▶ Provided records:
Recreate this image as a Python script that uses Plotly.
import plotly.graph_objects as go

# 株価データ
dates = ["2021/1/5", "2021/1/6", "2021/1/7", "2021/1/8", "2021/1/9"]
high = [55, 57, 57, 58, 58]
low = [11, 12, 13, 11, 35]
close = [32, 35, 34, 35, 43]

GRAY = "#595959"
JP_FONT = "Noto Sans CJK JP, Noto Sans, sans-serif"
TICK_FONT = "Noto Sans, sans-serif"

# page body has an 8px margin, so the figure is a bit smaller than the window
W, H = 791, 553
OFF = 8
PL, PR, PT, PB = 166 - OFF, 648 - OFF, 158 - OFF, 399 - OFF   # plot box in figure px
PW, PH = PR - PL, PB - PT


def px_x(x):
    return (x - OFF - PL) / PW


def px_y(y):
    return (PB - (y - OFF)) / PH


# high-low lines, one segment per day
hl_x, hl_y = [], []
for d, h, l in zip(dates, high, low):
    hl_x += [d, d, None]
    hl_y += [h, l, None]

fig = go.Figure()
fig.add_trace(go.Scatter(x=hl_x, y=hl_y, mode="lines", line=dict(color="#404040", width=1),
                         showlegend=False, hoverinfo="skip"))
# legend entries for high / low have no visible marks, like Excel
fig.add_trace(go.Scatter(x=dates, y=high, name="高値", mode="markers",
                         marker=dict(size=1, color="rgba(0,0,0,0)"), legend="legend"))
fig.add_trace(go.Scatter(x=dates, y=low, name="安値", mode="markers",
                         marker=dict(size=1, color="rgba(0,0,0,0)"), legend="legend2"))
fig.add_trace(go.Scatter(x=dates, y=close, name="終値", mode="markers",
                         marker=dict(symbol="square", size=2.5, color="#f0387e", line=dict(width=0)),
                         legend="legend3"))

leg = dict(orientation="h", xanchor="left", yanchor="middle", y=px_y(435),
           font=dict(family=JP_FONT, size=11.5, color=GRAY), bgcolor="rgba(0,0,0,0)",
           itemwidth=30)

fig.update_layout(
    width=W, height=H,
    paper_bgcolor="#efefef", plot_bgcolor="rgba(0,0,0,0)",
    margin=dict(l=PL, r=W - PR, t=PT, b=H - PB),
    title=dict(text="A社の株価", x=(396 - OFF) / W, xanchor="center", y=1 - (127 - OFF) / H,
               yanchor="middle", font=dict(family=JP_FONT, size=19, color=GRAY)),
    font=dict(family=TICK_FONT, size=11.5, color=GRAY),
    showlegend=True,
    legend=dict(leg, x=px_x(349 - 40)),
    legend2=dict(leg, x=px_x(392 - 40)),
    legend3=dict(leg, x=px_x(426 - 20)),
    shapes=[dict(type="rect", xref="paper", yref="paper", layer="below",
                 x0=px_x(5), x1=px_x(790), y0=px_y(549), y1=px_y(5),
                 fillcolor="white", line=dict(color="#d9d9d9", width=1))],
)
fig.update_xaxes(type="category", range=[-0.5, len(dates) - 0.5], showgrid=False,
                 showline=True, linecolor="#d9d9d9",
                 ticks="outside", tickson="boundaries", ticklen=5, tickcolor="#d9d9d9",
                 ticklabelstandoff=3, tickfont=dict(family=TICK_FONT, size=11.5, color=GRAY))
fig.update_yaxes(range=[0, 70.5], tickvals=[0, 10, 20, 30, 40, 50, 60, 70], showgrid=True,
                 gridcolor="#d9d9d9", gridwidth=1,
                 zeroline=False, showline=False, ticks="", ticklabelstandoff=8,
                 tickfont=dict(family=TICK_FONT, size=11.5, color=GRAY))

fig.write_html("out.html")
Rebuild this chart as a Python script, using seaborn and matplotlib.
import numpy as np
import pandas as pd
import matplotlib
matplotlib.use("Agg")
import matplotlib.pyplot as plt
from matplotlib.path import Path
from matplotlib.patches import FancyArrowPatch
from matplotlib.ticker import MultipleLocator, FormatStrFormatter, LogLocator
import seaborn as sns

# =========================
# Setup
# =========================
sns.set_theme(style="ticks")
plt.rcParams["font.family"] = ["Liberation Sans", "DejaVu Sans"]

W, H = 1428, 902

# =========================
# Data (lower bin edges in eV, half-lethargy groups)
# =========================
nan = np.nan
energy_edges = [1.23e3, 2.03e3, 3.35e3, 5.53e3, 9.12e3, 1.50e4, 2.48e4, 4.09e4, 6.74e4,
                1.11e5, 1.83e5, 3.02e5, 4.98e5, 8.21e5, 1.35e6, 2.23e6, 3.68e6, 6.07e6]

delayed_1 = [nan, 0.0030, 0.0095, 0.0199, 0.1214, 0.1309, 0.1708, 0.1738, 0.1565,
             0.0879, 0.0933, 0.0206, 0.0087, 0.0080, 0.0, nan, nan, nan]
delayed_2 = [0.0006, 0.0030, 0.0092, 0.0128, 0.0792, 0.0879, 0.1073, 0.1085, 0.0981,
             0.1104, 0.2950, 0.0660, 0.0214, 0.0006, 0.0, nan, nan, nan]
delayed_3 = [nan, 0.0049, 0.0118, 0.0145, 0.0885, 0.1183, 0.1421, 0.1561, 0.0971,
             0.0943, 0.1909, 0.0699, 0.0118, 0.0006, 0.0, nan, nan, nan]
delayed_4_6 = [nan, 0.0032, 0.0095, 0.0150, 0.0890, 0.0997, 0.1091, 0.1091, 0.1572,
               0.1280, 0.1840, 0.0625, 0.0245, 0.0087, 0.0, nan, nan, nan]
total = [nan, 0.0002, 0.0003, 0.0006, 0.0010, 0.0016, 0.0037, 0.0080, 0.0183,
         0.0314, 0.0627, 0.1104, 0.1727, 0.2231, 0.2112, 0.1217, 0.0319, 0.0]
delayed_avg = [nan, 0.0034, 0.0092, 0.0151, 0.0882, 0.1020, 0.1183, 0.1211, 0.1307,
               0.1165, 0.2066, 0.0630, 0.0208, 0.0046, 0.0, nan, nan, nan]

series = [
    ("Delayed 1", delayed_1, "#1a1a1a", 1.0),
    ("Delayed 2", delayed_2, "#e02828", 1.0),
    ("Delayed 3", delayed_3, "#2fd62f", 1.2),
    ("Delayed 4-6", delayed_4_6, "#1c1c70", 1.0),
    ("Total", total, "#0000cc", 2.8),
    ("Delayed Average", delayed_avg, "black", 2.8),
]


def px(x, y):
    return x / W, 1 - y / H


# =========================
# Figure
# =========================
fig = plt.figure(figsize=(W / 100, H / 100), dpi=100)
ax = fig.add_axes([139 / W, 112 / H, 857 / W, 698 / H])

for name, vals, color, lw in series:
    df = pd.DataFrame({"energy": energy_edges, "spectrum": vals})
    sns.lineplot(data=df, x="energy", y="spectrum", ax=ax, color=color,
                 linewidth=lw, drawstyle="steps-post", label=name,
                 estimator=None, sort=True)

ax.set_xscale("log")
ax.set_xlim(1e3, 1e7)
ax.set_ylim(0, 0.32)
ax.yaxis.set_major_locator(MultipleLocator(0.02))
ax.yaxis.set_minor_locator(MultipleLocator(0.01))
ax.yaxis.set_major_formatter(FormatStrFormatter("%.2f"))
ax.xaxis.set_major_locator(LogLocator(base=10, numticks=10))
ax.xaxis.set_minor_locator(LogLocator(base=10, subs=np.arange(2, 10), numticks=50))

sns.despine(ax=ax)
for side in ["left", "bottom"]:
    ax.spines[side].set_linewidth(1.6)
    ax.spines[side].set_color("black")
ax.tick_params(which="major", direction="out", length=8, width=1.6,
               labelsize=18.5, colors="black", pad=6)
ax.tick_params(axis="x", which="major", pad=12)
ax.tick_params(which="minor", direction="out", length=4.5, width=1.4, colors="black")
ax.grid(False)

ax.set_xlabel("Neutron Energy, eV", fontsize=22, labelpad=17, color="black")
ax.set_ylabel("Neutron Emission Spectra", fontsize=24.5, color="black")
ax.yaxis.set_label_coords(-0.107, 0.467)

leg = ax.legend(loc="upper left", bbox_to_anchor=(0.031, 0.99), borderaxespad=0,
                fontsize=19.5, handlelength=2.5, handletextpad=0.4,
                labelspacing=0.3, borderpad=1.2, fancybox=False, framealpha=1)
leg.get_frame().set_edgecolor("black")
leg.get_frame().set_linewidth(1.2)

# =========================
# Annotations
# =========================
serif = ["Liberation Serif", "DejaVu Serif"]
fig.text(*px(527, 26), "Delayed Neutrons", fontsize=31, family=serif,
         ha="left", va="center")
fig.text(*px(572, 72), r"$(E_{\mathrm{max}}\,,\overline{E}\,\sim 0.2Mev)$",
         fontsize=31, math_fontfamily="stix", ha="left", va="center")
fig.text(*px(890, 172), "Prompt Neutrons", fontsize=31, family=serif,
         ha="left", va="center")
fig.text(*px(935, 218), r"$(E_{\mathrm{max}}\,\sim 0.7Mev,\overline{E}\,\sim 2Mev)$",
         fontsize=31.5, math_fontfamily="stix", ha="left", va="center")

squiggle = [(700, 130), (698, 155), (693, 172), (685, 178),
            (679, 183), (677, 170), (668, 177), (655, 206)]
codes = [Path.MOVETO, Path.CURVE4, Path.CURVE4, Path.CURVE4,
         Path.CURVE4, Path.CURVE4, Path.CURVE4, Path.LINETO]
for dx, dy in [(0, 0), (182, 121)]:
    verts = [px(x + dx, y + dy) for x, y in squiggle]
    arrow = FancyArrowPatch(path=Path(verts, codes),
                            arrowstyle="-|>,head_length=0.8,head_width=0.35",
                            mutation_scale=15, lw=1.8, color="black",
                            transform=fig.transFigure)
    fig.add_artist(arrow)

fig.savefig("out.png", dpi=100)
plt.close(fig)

▶ Your task: Leave out every line without the string "seaborn" and copy the rest.

▶ Answer to the problem:
Rebuild this chart as a Python script, using seaborn and matplotlib.
import seaborn as sns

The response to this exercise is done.